Foolishness, not really the one celebrated, somewhat cynical at times, the aesthetics of foolishness “à la Jean-Yves Jouannais”, who loves to overdo it. Not even Belgian derision, but closer to the one that grates with the painter Carlos Kusnir. Much rather the foolishness described by the philosopher Clément Rosset in Le Réel – Traité de l’idiotie. With his way of claiming joy as a condition beyond the resistance of reality, of choosing the white jubilation of life over the black jubilation of sad passions, rather than giving in to pathos before this bizarre, consistent and intangible substance, threatening but of which we are made. Reality exceeds: it resists. No representation can truly contain it. No translation really accounts for it. It overflows. There’s always more dishes to do. Fool, let’s understand it with Rosset, it’s the idio— of idiosyncrasy, and of idiocy. The irreducible singular, which Rosset traverses with this “major force” of an affirmed vitalism. Jihye Jung makes it a title for her thesis: Resterenvie. In one word.

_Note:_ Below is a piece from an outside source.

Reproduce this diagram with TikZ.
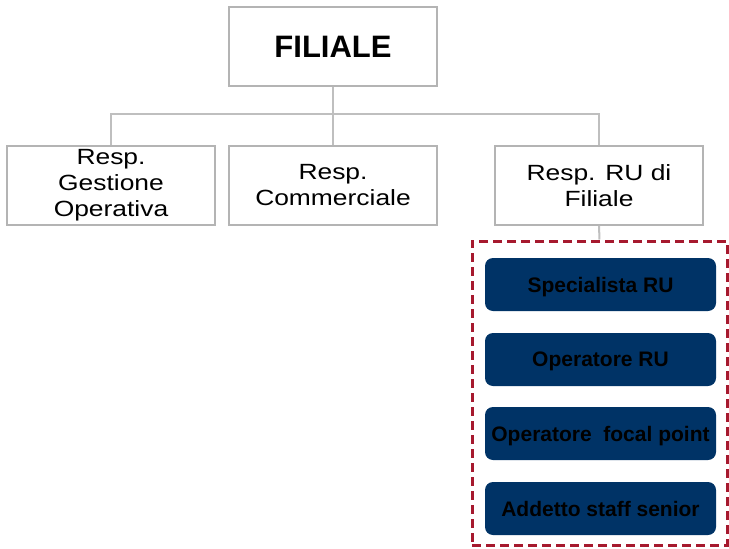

So, a foolish gaze, informed by this irreducibility, but voluntary and resolute. Jihye notes it in her journal: “…No foolish, is that okay, that word?” And nonetheless practices her way of epoché — this voluntary suspension of judgment that phenomenologist philosophers claim as a method. For her, phenomenological attention begins at the heart of everyday life, material and organic. Is there really a system of objects? The things in the house and the burning planet!? And the body that manifests itself, hair, pimples, hunger, pain; and everything that comes out of the body, the smells and other materials that hygiene prefers to repress, urine and feces. How do we pee, us girls, you boys?

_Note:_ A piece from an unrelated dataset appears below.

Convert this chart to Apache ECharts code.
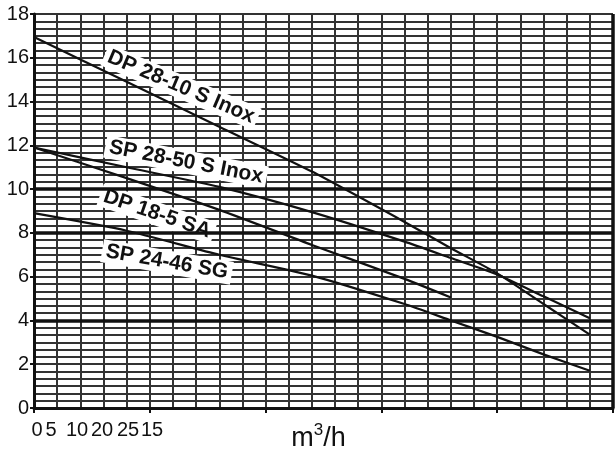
<!DOCTYPE html>
<html>
<head>
<meta charset="utf-8">
<style>
  html, body { margin: 0; padding: 0; background: #fff; }
  #chart { width: 615px; height: 454px; }
</style>
<script src="https://cdn.jsdelivr.net/npm/echarts@6/dist/echarts.min.js"></script>
</head>
<body>
<div id="chart"></div>
<script>
// flow positions (grid columns) and head values
const flow = [0, 4, 8, 12, 16, 18, 20, 22, 24]
const dp2810 = [16.95, 14.9, 12.85, 10.8, 8.5, 7.3, 6.15, 4.75, 3.35]
const sp2850 = [11.9, 11.0, 10.1, 8.95, 7.6, 6.85, 6.1, 5.1, 4.1]
const dp185 = [11.9, 10.5, 9.05, 7.45, 5.9, 5.05]
const sp2446 = [8.9, 8.1, 7.0, 6.05, 4.75, 4.0, 3.25, 2.45, 1.7]

const curveNames = ['DP 28-10 S Inox', 'SP 28-50 S Inox', 'DP 18-5 SA', 'SP 24-46 SG']
const xTickLabels = ['0', '5', '10', '20', '25', '15']
const heavyLines = [4, 8, 10]

// label placement (pixels) and rotation (degrees, clockwise)
const curveLabelPos = [[181, 87, 23], [186, 162, 11], [157, 214, 19], [167, 262, 10]]
const xTickLabelX = [37, 51, 77, 102, 128, 152]

const chart = echarts.init(document.getElementById('chart'))

const pairs = (heads) => heads.map((h, i) => [flow[i], h])
const curveStyle = { color: '#111', width: 2.2 }
const gridLine = { show: true, lineStyle: { color: '#333', width: 2 } }

const graphics = curveNames.map((name, i) => ({
  type: 'text',
  x: curveLabelPos[i][0],
  y: curveLabelPos[i][1],
  rotation: -curveLabelPos[i][2] * Math.PI / 180,
  z: 2,
  style: {
    text: name,
    font: 'bold 21px "Liberation Sans", Arial, sans-serif',
    fill: '#111',
    align: 'center',
    verticalAlign: 'middle',
    backgroundColor: '#fff',
    padding: [1, 4]
  }
})).concat(xTickLabels.map((t, i) => ({
  type: 'text',
  x: xTickLabelX[i],
  y: 430,
  z: 2,
  style: {
    text: t,
    font: '20px "Liberation Sans", Arial, sans-serif',
    fill: '#111',
    align: 'center',
    verticalAlign: 'middle'
  }
})))

chart.setOption({
  animation: false,
  grid: { left: 34, right: 2, top: 14, bottom: 46, outerBoundsMode: 'none' },
  xAxis: {
    type: 'value',
    min: 0,
    max: 25,
    interval: 5,
    name: '{u|m}{s|3}{u|/h}',
    nameLocation: 'middle',
    nameGap: 14,
    nameTextStyle: {
      padding: [0, 10, 0, 0],
      rich: {
        u: { fontSize: 27, color: '#111', fontFamily: 'Liberation Sans', lineHeight: 30, verticalAlign: 'bottom' },
        s: { fontSize: 17, color: '#111', fontFamily: 'Liberation Sans', lineHeight: 30, verticalAlign: 'top' }
      }
    },
    axisLine: { lineStyle: { color: '#111', width: 3 } },
    axisTick: { show: true, length: 5, lineStyle: { color: '#111', width: 2 } },
    axisLabel: { show: false },
    splitLine: gridLine,
    minorTick: { show: false, splitNumber: 5 },
    minorSplitLine: gridLine
  },
  yAxis: {
    type: 'value',
    min: 0,
    max: 18,
    interval: 2,
    axisLine: { show: true, lineStyle: { color: '#111', width: 3 } },
    axisTick: { show: true, length: 4, lineStyle: { color: '#111', width: 2 } },
    axisLabel: { fontSize: 20, color: '#111', fontFamily: 'Liberation Sans', margin: 5 },
    splitLine: gridLine,
    minorTick: { show: false, splitNumber: 6 },
    minorSplitLine: gridLine
  },
  graphic: graphics,
  series: [
    {
      type: 'line',
      data: [],
      z: 1,
      markLine: {
        symbol: 'none',
        silent: true,
        label: { show: false },
        lineStyle: { color: '#111', width: 3.5, type: 'solid' },
        data: heavyLines.map(v => ({ yAxis: v })).concat([{ xAxis: 25 }])
      }
    },
    { name: curveNames[0], type: 'line', z: 3, data: pairs(dp2810), smooth: 0.2, showSymbol: false, lineStyle: curveStyle },
    { name: curveNames[1], type: 'line', z: 3, data: pairs(sp2850), smooth: 0.2, showSymbol: false, lineStyle: curveStyle },
    { name: curveNames[2], type: 'line', z: 3, data: pairs(dp185), smooth: 0.2, showSymbol: false, lineStyle: curveStyle },
    { name: curveNames[3], type: 'line', z: 3, data: pairs(sp2446), smooth: 0.2, showSymbol: false, lineStyle: curveStyle }
  ]
})
</script>
</body>
</html>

A foolish gaze, probing into depth; and embodied in a writing of flatness, of the ordinary. Things are there. Jihye encounters, wonders, and questions: a pâtisson? A snowy evening? An unfinished conversation? The blank canvas waiting its turn? Disturbance traverses the slightly chaotic journal that Jihye keeps: throughout the pages, it’s up to the reader to find themselves in the artist’s thoughts. Shopping list, micro story, questions: “Since when is it art?”. With a very expressive awkwardness, in speech or in writing, she delves into this thickness of language, measured by someone who speaks in a language that is not maternal. Tongue in cheek, it’s about taking the world at face value and making it a bittersweet and playful allegory, always to be remade. From painting to page, from images to share, between fable and memory, like so many vital conjurations, procrastinate, but quickly —with urgency, joy, and appetite.